## start

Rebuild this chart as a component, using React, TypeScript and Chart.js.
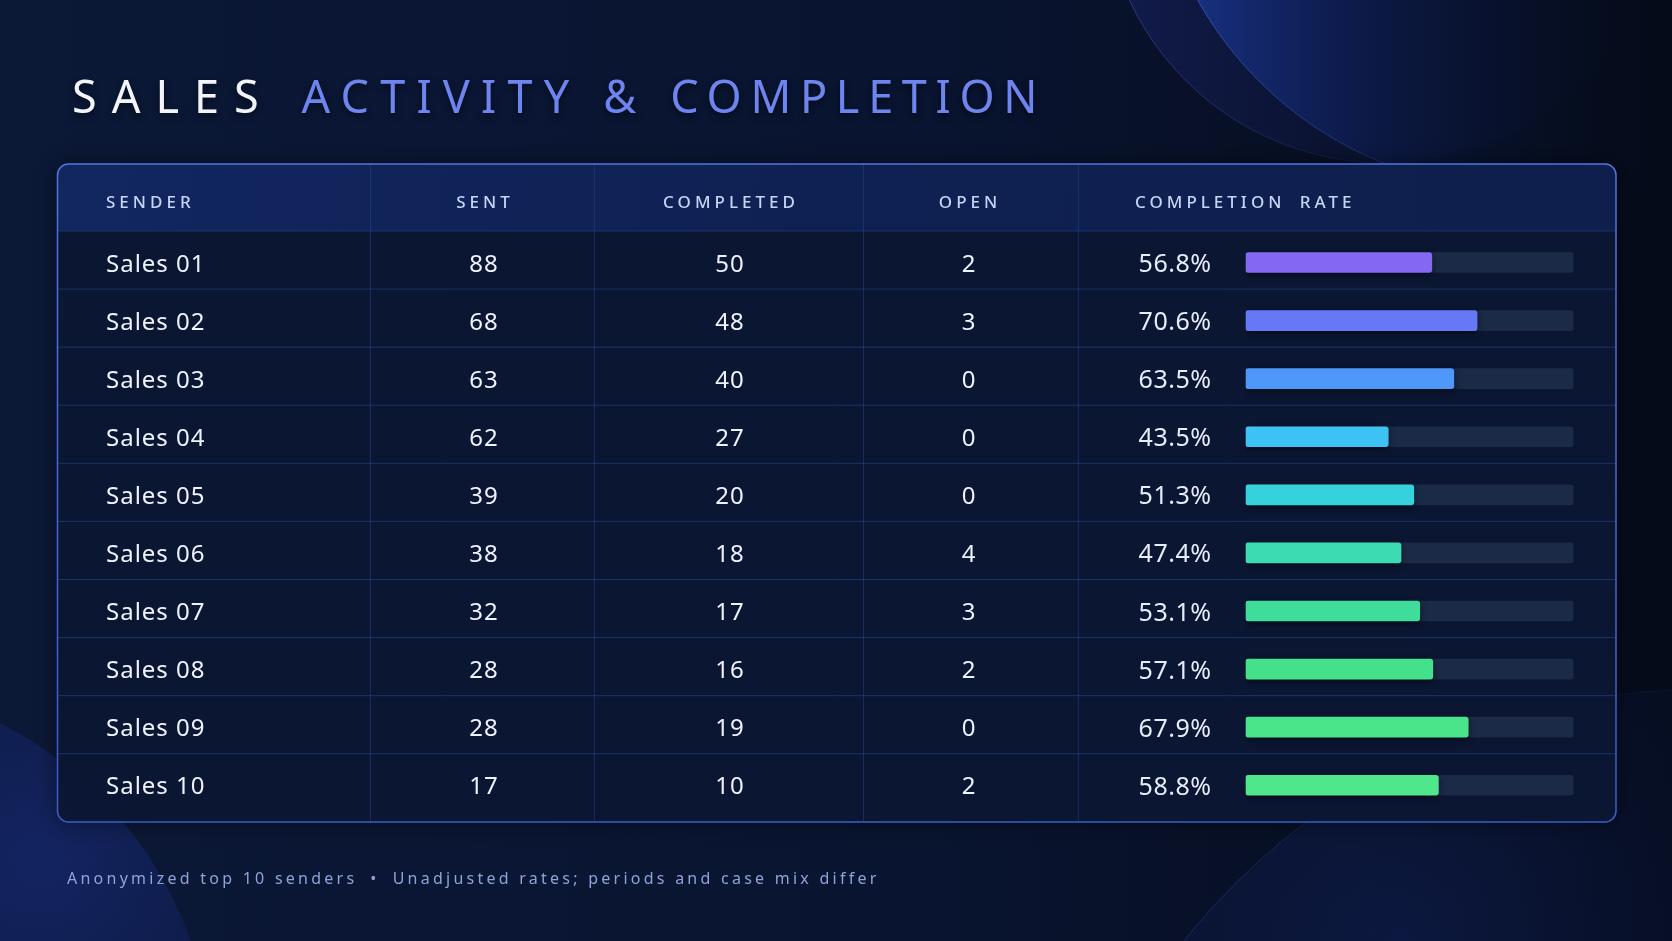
import { useEffect, useRef } from 'react'
import { Chart, BarController, BarElement, CategoryScale, LinearScale } from 'chart.js'

Chart.register(BarController, BarElement, CategoryScale, LinearScale)

const senders = ['Sales 01', 'Sales 02', 'Sales 03', 'Sales 04', 'Sales 05', 'Sales 06', 'Sales 07', 'Sales 08', 'Sales 09', 'Sales 10']
const sentCounts = [88, 68, 63, 62, 39, 38, 32, 28, 28, 17]
const completedCounts = [50, 48, 40, 27, 20, 18, 17, 16, 19, 10]
const openCounts = [2, 3, 0, 0, 0, 4, 3, 2, 0, 2]
const completionRates = [56.8, 70.6, 63.5, 43.5, 51.3, 47.4, 53.1, 57.1, 67.9, 58.8]
const trackValues = senders.map(() => 100)
const headers = ['SENDER', 'SENT', 'COMPLETED', 'OPEN', 'COMPLETION RATE']
const barColors = ['#8467f2', '#6678f6', '#4f97f8', '#3ec2f3', '#35d2dc', '#3ddbb1', '#3fdc9b', '#44e08a', '#4ae58a', '#4fe68c']

const W = 1672
const H = 941
const CARD = { left: 57.5, top: 164, right: 1616, bottom: 822, radius: 11 }
const DIVIDERS = [370.5, 594.4, 863.5, 1078.4]
const FONT = '"Noto Sans", "Open Sans", sans-serif'

// a soft disc whose rim line fades out towards its right side
function disc(c: CanvasRenderingContext2D, x: number, y: number, r: number, fill: CanvasGradient, rim: string) {
    c.beginPath()
    c.arc(x, y, r, 0, Math.PI * 2)
    c.fillStyle = fill
    c.fill()
    const sg = c.createLinearGradient(x - r, 0, x + r * 0.2, 0)
    sg.addColorStop(0, rim)
    sg.addColorStop(1, 'rgba(60,90,200,0)')
    c.strokeStyle = sg
    c.lineWidth = 1
    c.stroke()
}

const tablePlugin = {
    id: 'tableChrome',
    beforeDraw(chart: any) {
        const { ctx: c, scales: { y } } = chart
        c.save()
        // page background
        const bg = c.createLinearGradient(0, 0, W, 0)
        bg.addColorStop(0, '#0b1836')
        bg.addColorStop(0.55, '#091430')
        bg.addColorStop(1, '#050b19')
        c.fillStyle = bg
        c.fillRect(0, 0, W, H)

        // decorative circles
        const ga = c.createLinearGradient(1103, 0, 1667, 0)
        ga.addColorStop(0, 'rgba(40,50,150,0.32)')
        ga.addColorStop(0.6, 'rgba(20,30,90,0.12)')
        ga.addColorStop(1, 'rgba(10,20,60,0)')
        disc(c, 1385, -119, 282, ga, 'rgba(80,100,220,0.45)')
        const gb = c.createLinearGradient(1150, 0, 1650, 0)
        gb.addColorStop(0, 'rgba(30,64,170,0.75)')
        gb.addColorStop(0.45, 'rgba(16,38,110,0.35)')
        gb.addColorStop(1, 'rgba(8,18,50,0)')
        disc(c, 1522, -182, 372, gb, 'rgba(80,120,235,0.55)')
        const gc = c.createRadialGradient(40, 860, 0, 40, 860, 300)
        gc.addColorStop(0, 'rgba(30,50,150,0.45)')
        gc.addColorStop(1, 'rgba(20,36,110,0.2)')
        disc(c, -181, 1074, 395, gc, 'rgba(70,100,220,0.4)')
        const gd = c.createRadialGradient(1400, 940, 0, 1400, 940, 400)
        gd.addColorStop(0, 'rgba(22,42,120,0.35)')
        gd.addColorStop(1, 'rgba(14,28,80,0.12)')
        disc(c, 1706, 1356, 667, gd, 'rgba(60,90,200,0.35)')

        // card body
        const cw = CARD.right - CARD.left
        const ch = CARD.bottom - CARD.top
        c.shadowColor = 'rgba(0,0,0,0.45)'
        c.shadowBlur = 24
        c.beginPath()
        c.roundRect(CARD.left, CARD.top, cw, ch, CARD.radius)
        c.fillStyle = 'rgba(11,23,52,0.96)'
        c.fill()
        c.shadowColor = 'transparent'

        const band = y.getPixelForValue(1) - y.getPixelForValue(0)
        const shift = -2.5
        const headerBottom = y.getPixelForValue(0) - band / 2 + shift

        c.save()
        c.clip()
        const hg = c.createLinearGradient(CARD.left, CARD.top, CARD.right, headerBottom)
        hg.addColorStop(0, '#122660')
        hg.addColorStop(0.5, '#0f2152')
        hg.addColorStop(1, '#0e1f4d')
        c.fillStyle = hg
        c.fillRect(CARD.left, CARD.top, cw, headerBottom - CARD.top)
        c.restore()

        // row separators
        c.strokeStyle = '#1b3366'
        c.lineWidth = 1
        c.beginPath()
        c.moveTo(CARD.left, headerBottom)
        c.lineTo(CARD.right, headerBottom)
        for (let i = 0; i < senders.length - 1; i++) {
            const yy = (y.getPixelForValue(i) + y.getPixelForValue(i + 1)) / 2 + shift
            c.moveTo(CARD.left, yy)
            c.lineTo(CARD.right, yy)
        }
        c.stroke()

        // column dividers
        c.strokeStyle = 'rgba(40,70,140,0.45)'
        c.beginPath()
        DIVIDERS.forEach(x => { c.moveTo(x, CARD.top); c.lineTo(x, CARD.bottom) })
        c.stroke()

        // border
        const bd = c.createLinearGradient(0, CARD.top, 0, CARD.bottom)
        bd.addColorStop(0, '#5274de')
        bd.addColorStop(1, '#3a5cc0')
        c.strokeStyle = bd
        c.lineWidth = 1.5
        c.beginPath()
        c.roundRect(CARD.left, CARD.top, cw, ch, CARD.radius)
        c.stroke()
        c.restore()
    },
    beforeDatasetDraw(chart: any, args: any) {
        const c = chart.ctx
        c.save()
        if (args.index === 0) {
            c.shadowColor = 'rgba(0,0,0,0.55)'
            c.shadowBlur = 6
            c.shadowOffsetY = 2
        }
    },
    afterDatasetDraw(chart: any) {
        chart.ctx.restore()
    },
    afterDatasetsDraw(chart: any) {
        const { ctx: c, scales: { y } } = chart
        const band = y.getPixelForValue(1) - y.getPixelForValue(0)
        const headerBottom = y.getPixelForValue(0) - band / 2 - 2.5
        c.save()
        c.textBaseline = 'alphabetic'

        // header labels
        const hy = (CARD.top + headerBottom) / 2 + 10
        c.font = `500 17px ${FONT}`
        c.letterSpacing = '4px'
        c.wordSpacing = '6px'
        c.fillStyle = '#c6d4f6'
        c.textAlign = 'left'
        c.fillText(headers[0], 106, hy)
        c.textAlign = 'center'
        c.fillText(headers[1], 485, hy)
        c.fillText(headers[2], 731, hy)
        c.fillText(headers[3], 970, hy)
        c.textAlign = 'left'
        c.fillText(headers[4], 1135, hy)
        c.wordSpacing = '0px'

        // cells
        senders.forEach((name, i) => {
            const base = y.getPixelForValue(i) + 9
            c.fillStyle = '#eef2ff'
            c.font = `400 24px ${FONT}`
            c.letterSpacing = '1px'
            c.textAlign = 'left'
            c.fillText(name, 106, base)
            c.textAlign = 'center'
            c.fillText(String(sentCounts[i]), 484, base)
            c.fillText(String(completedCounts[i]), 730, base)
            c.fillText(String(openCounts[i]), 969, base)
            c.font = `400 25px ${FONT}`
            c.letterSpacing = '0.5px'
            c.textAlign = 'right'
            c.fillStyle = '#e6ecfb'
            c.fillText(`${completionRates[i].toFixed(1)}%`, 1211.5, base + 0.5)
        })
        c.restore()
    },
}

export default function App() {
    const canvasRef = useRef<HTMLCanvasElement>(null)
    const chartRef = useRef<Chart | null>(null)

    useEffect(() => {
        if (!canvasRef.current) return
        if (chartRef.current) { chartRef.current.destroy(); chartRef.current = null }

        chartRef.current = new Chart(canvasRef.current, {
            type: 'bar',
            data: {
                labels: senders,
                datasets: [
                    {
                        label: 'Completion rate',
                        data: completionRates,
                        backgroundColor: barColors,
                        barThickness: 20,
                        borderRadius: 3,
                        borderSkipped: false,
                        grouped: false,
                        order: 0,
                    },
                    {
                        label: 'Track',
                        data: trackValues,
                        backgroundColor: '#1b2a47',
                        barThickness: 20,
                        borderRadius: 3,
                        borderSkipped: false,
                        grouped: false,
                        order: 1,
                    },
                ],
            },
            options: {
                indexAxis: 'y',
                responsive: true,
                maintainAspectRatio: false,
                animation: false,
                events: [],
                layout: { padding: { left: 1245.6, right: W - 1573.5, top: 233.5, bottom: H - 814.3 } },
                scales: {
                    x: { type: 'linear', min: 0, max: 100, display: false },
                    y: { type: 'category', display: false },
                },
                plugins: { legend: { display: false }, tooltip: { enabled: false } },
            },
            plugins: [tablePlugin],
        } as any)

        return () => { chartRef.current?.destroy(); chartRef.current = null }
    }, [])

    return (
        <div style={{ position: 'absolute', left: 0, top: 0, width: W, height: H, overflow: 'hidden', background: '#091430' }}>
            <div style={{ position: 'absolute', left: 0, top: 0, width: W, height: H }}>
                <canvas ref={canvasRef} />
            </div>
            <div style={{
                position: 'absolute', left: 72, top: 72.7, whiteSpace: 'nowrap',
                font: `400 45px/1 ${FONT}`, letterSpacing: '11.2px',
                textShadow: '0 3px 6px rgba(0,0,0,0.55)',
            }}>
                <span style={{ color: '#f2f5fc', letterSpacing: '15px', marginRight: 1 }}>SALES </span>
                <span style={{ color: '#6e84ef' }}>ACTIVITY &amp; </span>
                <span style={{ color: '#6e84ef', letterSpacing: '8.7px' }}>COMPLETION</span>
            </div>
            <div style={{
                position: 'absolute', left: 67, top: 869.5, whiteSpace: 'nowrap',
                font: `400 16px/1 ${FONT}`, letterSpacing: '3.25px', color: '#8ea3d8',
            }}>
                Anonymized top 10 senders<span style={{ margin: '0 13px' }}>•</span>Unadjusted rates; periods and case mix differ
            </div>
        </div>
    )
}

## end

- _EXERCISE INSTRUCTIONS_
Reproduce exactly the run of lines that opens the listing and closes with the line holding "BarElement, CategoryScale, LinearScale)". Pictures are excluded.

- _TASK SOLUTION_
Rebuild this chart as a component, using React, TypeScript and Chart.js.
import { useEffect, useRef } from 'react'
import { Chart, BarController, BarElement, CategoryScale, LinearScale } from 'chart.js'

Chart.register(BarController, BarElement, CategoryScale, LinearScale)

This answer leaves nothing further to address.